The process to invest offshore takes a little more planning than investing locally and a few requirements must be met, but would look something like this:
1. Please note the process might vary slightly from company to company, but this gives you a good indication of what to expect. The client completes an application with a local investment company with the help of an advisor.
2. If the client’s investment amount exceeds his allowable single discretionary amount of R1million a year, the client has to apply for a tax clearance certificate in respect of foreign investment at SARS for the amount he would like to invest offshore. Only once the tax clearance certificate has been received can the process continue. Again important to note, the R1million single discretionary allowance includes all international transactions such as overseas holiday spending, online purchasing on your SA credit card such as E-Bay purchases, flight tickets bought overseas, offshore investments etc. So keep an eye on your overseas travel/holiday expenses so that these amounts added to your investment does not exceed the R1million, otherwise you will need tax clearance.
3. The advisor will also use a Foreign Exchange Intermediary to assist in transferring the funds offshore – South Africa’s strict exchange control rules may leave an investor frustrated and with a lot of paperwork to work through. This way the process is smooth and handled by professionals who complete offshore transactions on a daily basis. These Intermediary companies are also very transparent and governed by the FSB and the South African Reserve Bank.
4. The client has to ensure he has a valid ID and proof of address, not older than 3 months, which has to be certified by a valid Commissioner of Oath. He will also have to supply bank statements and verify the source of the funds he wishes to invest to comply with SARS and Anti-Money Laundering requirements.
5. An account is opened with, for example, Investec Bank where the ZAR amount will be transferred to. Here the funds can receive interest while the transaction is being completed.
6. Once ready to be transferred offshore, it will be priced at that moment’s exchange rate as agreed to with the client.
7. The nominated Foreign Exchange Intermediary will then transfer the funds offshore once the trade price has been booked.
8. The client receives confirmation that the investment has taken place and receives an Investment Schedule from the Investment house.
9. The client has access to an online account to track his investment with the Investment house.
10. The advisor and the investor will meet annually to review all investments.
11. Please note, should the funds be held in trust and invested on behalf of the trust, extra requirements must be met.

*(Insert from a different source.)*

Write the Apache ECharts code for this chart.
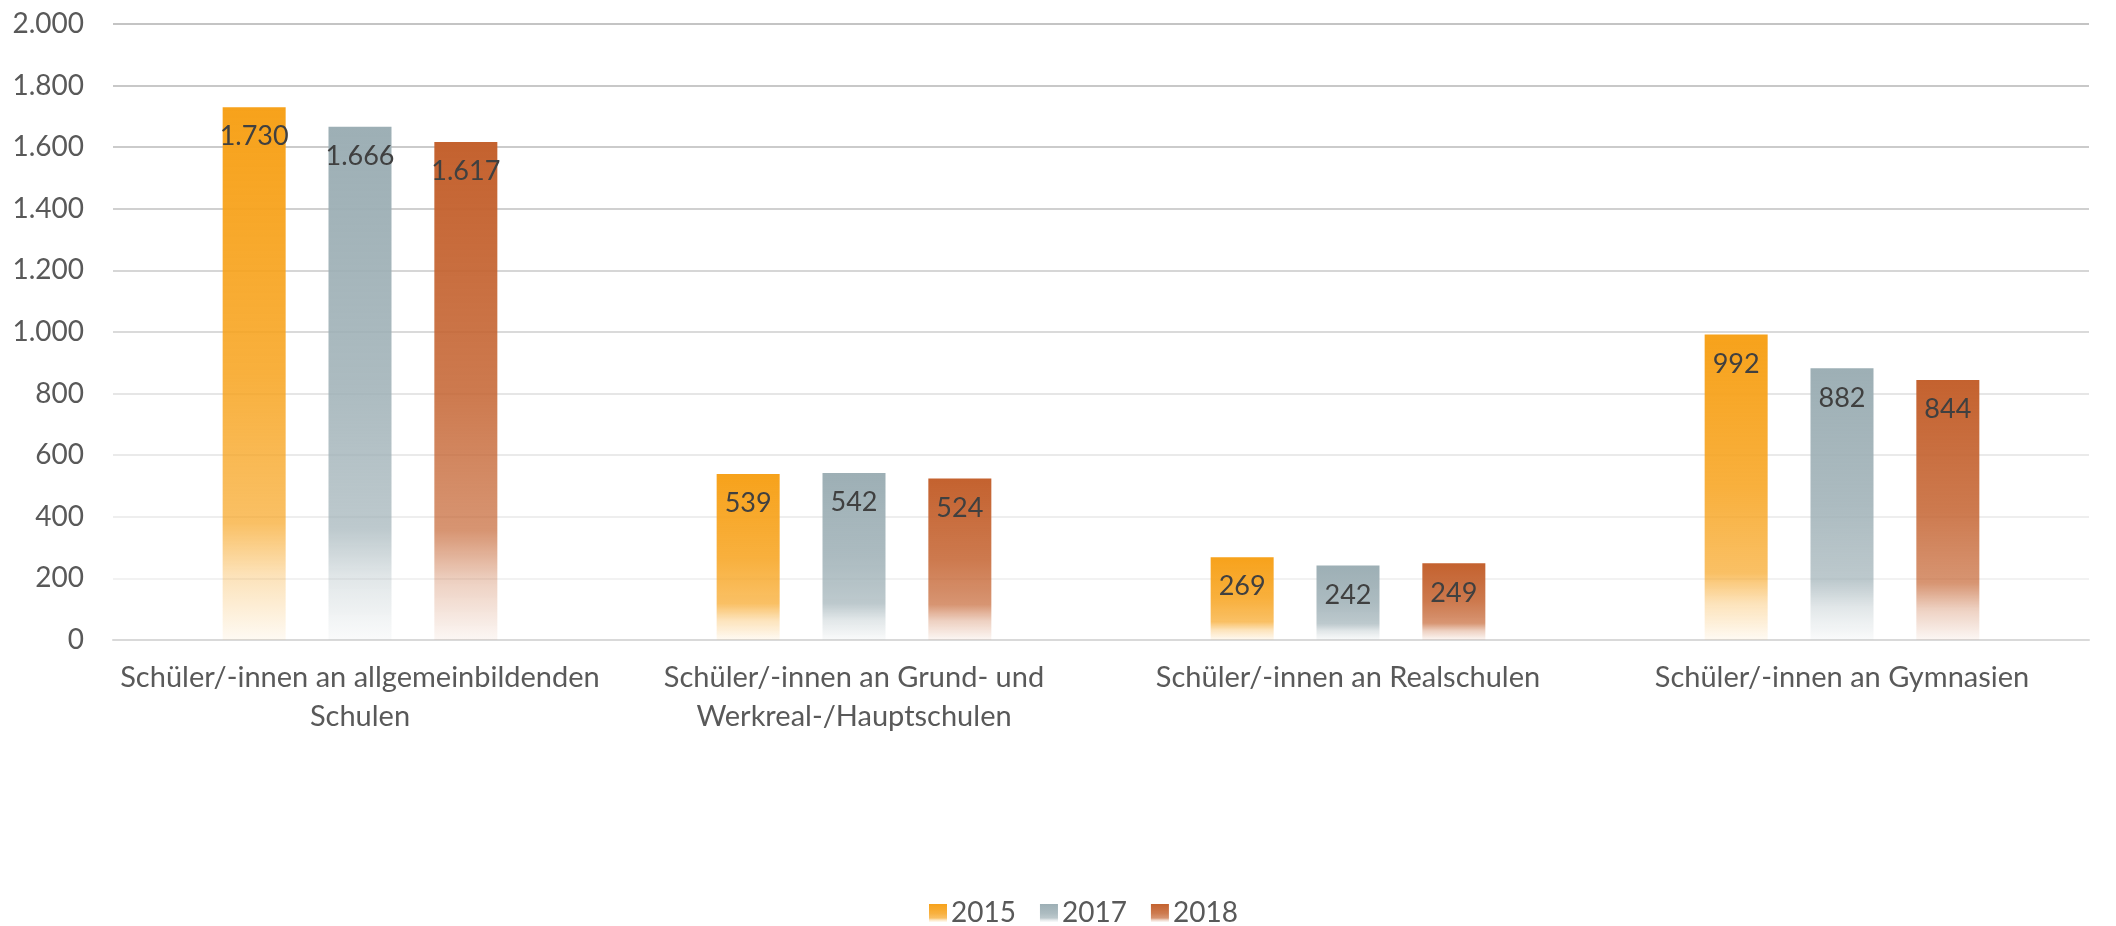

A list of these requirements can be obtained from the Advisor.
So as you can see, it takes a little more effort, but well worth it, in my opinion.
It should be noted that the Foreign Exchange Intermediary companies we use are well worth their salt, they handle the entire tax clearance application process as well as other exchange control related matters on the client’s behalf. They offer a spread of between 0.45% and 0.75% (depending on the company we use) of the interbank rate compared to banks who can charge between 3%-4% on the interbank rate, they don’t charge banking fees on the transfer, whereas banks do and they receive a much better exchange rate for clients due to bulk buying. The Advisor will assist all parties wherever possible to ensure the Investment is handled efficiently and speedily.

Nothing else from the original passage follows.